OBJECTIVE: Reproduce exactly the opening lines of the listing, stopping after the line that contains "205 x \u2212" and including it.

SUPPLIED MATERIAL:
++++++

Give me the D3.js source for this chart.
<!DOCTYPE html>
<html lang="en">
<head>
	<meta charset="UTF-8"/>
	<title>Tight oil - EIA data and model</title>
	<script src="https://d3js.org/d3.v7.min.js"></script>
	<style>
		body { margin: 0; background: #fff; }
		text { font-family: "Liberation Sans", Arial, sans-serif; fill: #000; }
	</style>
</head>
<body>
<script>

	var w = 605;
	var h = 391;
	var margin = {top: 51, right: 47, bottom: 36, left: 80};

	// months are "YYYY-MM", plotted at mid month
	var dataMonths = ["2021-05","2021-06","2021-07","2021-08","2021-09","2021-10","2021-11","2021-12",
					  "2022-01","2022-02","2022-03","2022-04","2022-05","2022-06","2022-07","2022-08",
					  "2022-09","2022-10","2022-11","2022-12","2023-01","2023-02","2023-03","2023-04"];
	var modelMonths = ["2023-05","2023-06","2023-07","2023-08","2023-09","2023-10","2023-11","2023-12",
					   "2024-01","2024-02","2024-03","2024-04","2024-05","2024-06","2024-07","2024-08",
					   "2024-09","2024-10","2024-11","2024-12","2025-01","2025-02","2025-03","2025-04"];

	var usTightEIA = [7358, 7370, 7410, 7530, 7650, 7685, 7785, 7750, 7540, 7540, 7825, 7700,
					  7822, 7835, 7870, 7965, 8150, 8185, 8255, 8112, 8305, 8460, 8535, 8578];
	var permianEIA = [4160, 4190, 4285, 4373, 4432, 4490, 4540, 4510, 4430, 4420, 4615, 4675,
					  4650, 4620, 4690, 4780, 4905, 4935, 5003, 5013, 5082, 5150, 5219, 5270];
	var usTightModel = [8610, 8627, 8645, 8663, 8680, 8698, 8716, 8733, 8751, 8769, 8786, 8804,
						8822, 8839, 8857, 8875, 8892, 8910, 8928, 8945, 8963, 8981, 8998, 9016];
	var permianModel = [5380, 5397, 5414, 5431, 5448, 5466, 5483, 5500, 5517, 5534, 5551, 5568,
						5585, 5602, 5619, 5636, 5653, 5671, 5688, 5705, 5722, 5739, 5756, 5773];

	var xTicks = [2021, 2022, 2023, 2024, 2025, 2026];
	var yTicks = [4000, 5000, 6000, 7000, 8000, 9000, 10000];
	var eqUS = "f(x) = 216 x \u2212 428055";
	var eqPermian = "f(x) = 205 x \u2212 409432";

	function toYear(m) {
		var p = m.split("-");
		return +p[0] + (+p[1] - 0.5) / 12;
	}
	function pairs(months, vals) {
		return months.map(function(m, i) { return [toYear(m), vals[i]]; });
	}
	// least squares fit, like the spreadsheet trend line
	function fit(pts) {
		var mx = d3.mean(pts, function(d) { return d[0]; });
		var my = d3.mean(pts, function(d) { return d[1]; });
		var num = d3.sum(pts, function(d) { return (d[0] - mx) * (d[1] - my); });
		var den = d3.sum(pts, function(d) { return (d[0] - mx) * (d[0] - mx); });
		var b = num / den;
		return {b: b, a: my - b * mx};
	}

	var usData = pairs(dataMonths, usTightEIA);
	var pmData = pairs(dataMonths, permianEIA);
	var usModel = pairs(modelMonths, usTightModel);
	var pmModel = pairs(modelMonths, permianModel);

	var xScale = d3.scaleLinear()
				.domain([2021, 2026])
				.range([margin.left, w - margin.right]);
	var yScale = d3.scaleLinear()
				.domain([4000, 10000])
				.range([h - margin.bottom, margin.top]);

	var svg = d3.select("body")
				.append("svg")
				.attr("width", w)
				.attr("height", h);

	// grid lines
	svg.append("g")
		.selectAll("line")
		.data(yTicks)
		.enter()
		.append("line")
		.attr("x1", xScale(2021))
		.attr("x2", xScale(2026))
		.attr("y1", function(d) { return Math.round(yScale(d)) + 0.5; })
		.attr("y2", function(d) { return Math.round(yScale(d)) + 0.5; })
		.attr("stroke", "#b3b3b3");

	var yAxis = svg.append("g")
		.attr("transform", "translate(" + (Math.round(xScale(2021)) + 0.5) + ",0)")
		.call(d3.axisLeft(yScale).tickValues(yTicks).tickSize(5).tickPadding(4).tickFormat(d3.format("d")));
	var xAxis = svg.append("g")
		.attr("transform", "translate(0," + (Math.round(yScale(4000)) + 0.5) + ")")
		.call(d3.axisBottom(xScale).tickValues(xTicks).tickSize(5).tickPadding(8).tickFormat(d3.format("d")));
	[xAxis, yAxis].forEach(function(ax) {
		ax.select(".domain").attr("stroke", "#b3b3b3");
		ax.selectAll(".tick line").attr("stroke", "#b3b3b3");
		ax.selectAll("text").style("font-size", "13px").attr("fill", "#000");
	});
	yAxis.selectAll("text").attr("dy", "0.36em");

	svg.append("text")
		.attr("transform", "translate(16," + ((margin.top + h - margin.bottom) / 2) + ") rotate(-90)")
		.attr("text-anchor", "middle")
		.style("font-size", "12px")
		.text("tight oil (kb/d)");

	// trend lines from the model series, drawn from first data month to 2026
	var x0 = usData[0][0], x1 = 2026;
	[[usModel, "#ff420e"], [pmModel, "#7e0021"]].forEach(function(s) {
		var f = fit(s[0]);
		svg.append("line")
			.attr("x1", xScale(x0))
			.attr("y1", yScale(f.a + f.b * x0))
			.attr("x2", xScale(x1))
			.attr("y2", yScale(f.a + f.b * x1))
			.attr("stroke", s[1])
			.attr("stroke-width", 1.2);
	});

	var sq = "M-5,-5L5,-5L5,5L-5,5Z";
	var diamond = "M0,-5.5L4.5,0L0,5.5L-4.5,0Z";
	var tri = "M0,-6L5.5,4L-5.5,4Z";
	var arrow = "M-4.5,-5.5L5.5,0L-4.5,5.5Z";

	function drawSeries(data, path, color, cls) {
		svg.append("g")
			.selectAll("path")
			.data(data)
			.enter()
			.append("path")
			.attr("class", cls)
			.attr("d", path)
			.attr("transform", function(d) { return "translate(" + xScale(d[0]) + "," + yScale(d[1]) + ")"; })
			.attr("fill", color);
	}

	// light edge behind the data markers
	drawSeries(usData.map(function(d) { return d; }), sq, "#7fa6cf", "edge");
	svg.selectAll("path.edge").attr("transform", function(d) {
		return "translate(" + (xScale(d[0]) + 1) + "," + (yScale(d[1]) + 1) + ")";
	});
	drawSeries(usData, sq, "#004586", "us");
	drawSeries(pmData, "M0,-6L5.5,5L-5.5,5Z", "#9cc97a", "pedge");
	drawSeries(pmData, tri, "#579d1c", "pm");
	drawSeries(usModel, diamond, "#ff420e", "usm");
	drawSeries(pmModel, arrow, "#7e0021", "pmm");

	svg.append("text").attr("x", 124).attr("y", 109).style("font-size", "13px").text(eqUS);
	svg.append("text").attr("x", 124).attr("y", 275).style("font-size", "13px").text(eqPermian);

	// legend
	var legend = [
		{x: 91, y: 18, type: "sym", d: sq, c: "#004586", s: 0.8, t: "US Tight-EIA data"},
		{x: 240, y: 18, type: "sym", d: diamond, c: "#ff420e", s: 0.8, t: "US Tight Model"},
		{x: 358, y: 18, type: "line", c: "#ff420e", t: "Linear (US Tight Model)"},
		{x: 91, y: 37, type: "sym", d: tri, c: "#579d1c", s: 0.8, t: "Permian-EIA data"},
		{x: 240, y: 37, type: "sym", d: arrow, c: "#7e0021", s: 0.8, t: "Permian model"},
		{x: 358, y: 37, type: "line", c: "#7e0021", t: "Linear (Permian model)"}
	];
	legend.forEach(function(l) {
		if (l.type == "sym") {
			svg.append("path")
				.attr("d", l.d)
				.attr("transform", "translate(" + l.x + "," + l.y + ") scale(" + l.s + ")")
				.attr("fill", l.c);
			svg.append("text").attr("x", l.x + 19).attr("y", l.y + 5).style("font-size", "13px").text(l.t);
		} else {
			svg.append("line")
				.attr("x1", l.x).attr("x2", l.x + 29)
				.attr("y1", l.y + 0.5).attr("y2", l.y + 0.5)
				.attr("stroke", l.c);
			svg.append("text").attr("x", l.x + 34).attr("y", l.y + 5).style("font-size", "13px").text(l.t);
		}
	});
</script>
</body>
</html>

++++++

OUTPUT BELOW:
Give me the D3.js source for this chart.
<!DOCTYPE html>
<html lang="en">
<head>
	<meta charset="UTF-8"/>
	<title>Tight oil - EIA data and model</title>
	<script src="https://d3js.org/d3.v7.min.js"></script>
	<style>
		body { margin: 0; background: #fff; }
		text { font-family: "Liberation Sans", Arial, sans-serif; fill: #000; }
	</style>
</head>
<body>
<script>

	var w = 605;
	var h = 391;
	var margin = {top: 51, right: 47, bottom: 36, left: 80};

	// months are "YYYY-MM", plotted at mid month
	var dataMonths = ["2021-05","2021-06","2021-07","2021-08","2021-09","2021-10","2021-11","2021-12",
					  "2022-01","2022-02","2022-03","2022-04","2022-05","2022-06","2022-07","2022-08",
					  "2022-09","2022-10","2022-11","2022-12","2023-01","2023-02","2023-03","2023-04"];
	var modelMonths = ["2023-05","2023-06","2023-07","2023-08","2023-09","2023-10","2023-11","2023-12",
					   "2024-01","2024-02","2024-03","2024-04","2024-05","2024-06","2024-07","2024-08",
					   "2024-09","2024-10","2024-11","2024-12","2025-01","2025-02","2025-03","2025-04"];

	var usTightEIA = [7358, 7370, 7410, 7530, 7650, 7685, 7785, 7750, 7540, 7540, 7825, 7700,
					  7822, 7835, 7870, 7965, 8150, 8185, 8255, 8112, 8305, 8460, 8535, 8578];
	var permianEIA = [4160, 4190, 4285, 4373, 4432, 4490, 4540, 4510, 4430, 4420, 4615, 4675,
					  4650, 4620, 4690, 4780, 4905, 4935, 5003, 5013, 5082, 5150, 5219, 5270];
	var usTightModel = [8610, 8627, 8645, 8663, 8680, 8698, 8716, 8733, 8751, 8769, 8786, 8804,
						8822, 8839, 8857, 8875, 8892, 8910, 8928, 8945, 8963, 8981, 8998, 9016];
	var permianModel = [5380, 5397, 5414, 5431, 5448, 5466, 5483, 5500, 5517, 5534, 5551, 5568,
						5585, 5602, 5619, 5636, 5653, 5671, 5688, 5705, 5722, 5739, 5756, 5773];

	var xTicks = [2021, 2022, 2023, 2024, 2025, 2026];
	var yTicks = [4000, 5000, 6000, 7000, 8000, 9000, 10000];
	var eqUS = "f(x) = 216 x \u2212 428055";
	var eqPermian = "f(x) = 205 x \u2212 409432";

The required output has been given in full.